A ameaça repete o debate em torno da lei australiana. Na época em que ela era discutida, o Google alegou que a proposta da Austrália “quebraria” seu serviço de busca, e o Facebook também ameaçou sair do país e banir links para sites de notícia australianos. O Google alegou até mesmo que a proposta “poderia levar a que seus dados fossem entregues a grandes empresas de notícias”.

No fim, a indústria da tecnologia recuou. Após uma breve suspensão, o Facebook voltou à Austrália e, juntamente com o Google, participou de negociações com os editores.

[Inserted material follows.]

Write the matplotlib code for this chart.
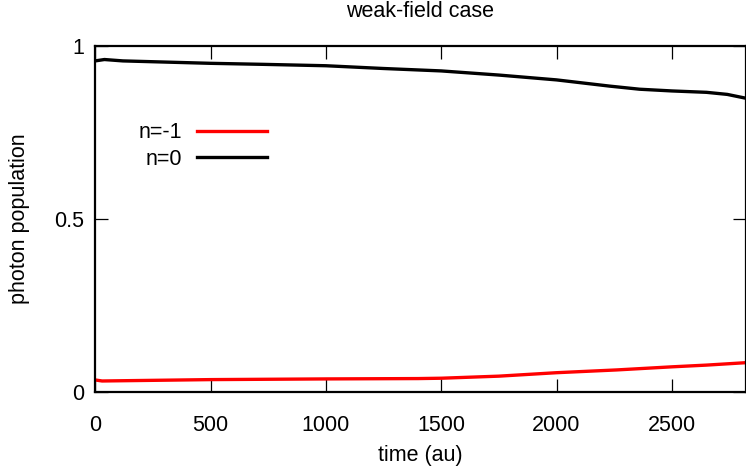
import matplotlib
matplotlib.use("Agg")
import matplotlib.pyplot as plt

plt.rcParams['font.family'] = ['Liberation Sans', 'DejaVu Sans']

time_n0 = [0, 40, 120, 500, 730, 1000, 1250, 1500, 1750, 2000, 2230, 2360, 2500, 2650, 2740, 2820]
n0 = [0.958, 0.962, 0.958, 0.951, 0.948, 0.944, 0.936, 0.929, 0.917, 0.903, 0.885, 0.876, 0.871, 0.867, 0.861, 0.850]
time_nm1 = [0, 30, 500, 1000, 1400, 1500, 1750, 2000, 2260, 2500, 2650, 2820]
nm1 = [0.034, 0.031, 0.035, 0.037, 0.038, 0.039, 0.045, 0.055, 0.063, 0.072, 0.077, 0.084]

xticks = [0, 500, 1000, 1500, 2000, 2500]
yticks = [0, 0.5, 1]
yticklabels = ['0', '0.5', '1']

FS = 15.5
fig = plt.figure(figsize=(7.46, 4.73), dpi=100)
ax = fig.add_axes([0.1276, 0.1719, 0.8720, 0.7300])

ax.plot(time_nm1, nm1, color='#ff0000', lw=2.4, label='n=-1')
ax.plot(time_n0, n0, color='black', lw=2.4, label='n=0')

ax.set_xlim(0, 2820)
ax.set_ylim(0, 1)
ax.set_xticks(xticks)
ax.set_yticks(yticks)
ax.set_yticklabels(yticklabels)
ax.tick_params(direction='in', length=9.5, width=0.9, top=True, right=True,
               labelsize=FS)
ax.tick_params(axis='x', pad=16.5)
ax.tick_params(axis='y', pad=8)
for s in ax.spines.values():
    s.set_linewidth(1.6)

ax.set_xlabel('time (au)', fontsize=FS, labelpad=7)
ax.set_ylabel('photon population', fontsize=FS, labelpad=17)
ax.set_title('weak-field case', fontsize=FS, pad=21)

leg = ax.legend(loc='center right', bbox_to_anchor=(0.264, 0.712), markerfirst=False,
                frameon=False, fontsize=FS, handlelength=3.25, handletextpad=0.7,
                labelspacing=0.26, borderpad=0, borderaxespad=0)

fig.savefig('out.png', dpi=100)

“Como estamos vendo com a JCPA, a Austrália também viveu uma grande propaganda das gigantes de tecnologia contra sua lei de negociação com a mídia”, disse Emma McDonald, assessora sênior de políticas da Fundação Minderoo, uma organização filantrópica australiana que apoiou a lei.

“Facebook e Google têm tirado proveito de graça dos veículos de mídia há anos. A legislação aborda o desequilíbrio nas negociações e faz as gigantes de tecnologia pagarem sua parte”, acrescentou McDonald. “A lei tem funcionado na Austrália e não há razão para não funcionar nos EUA. As pequenas publicações negociaram coletivamente com o Google e conseguiram um bom acordo”.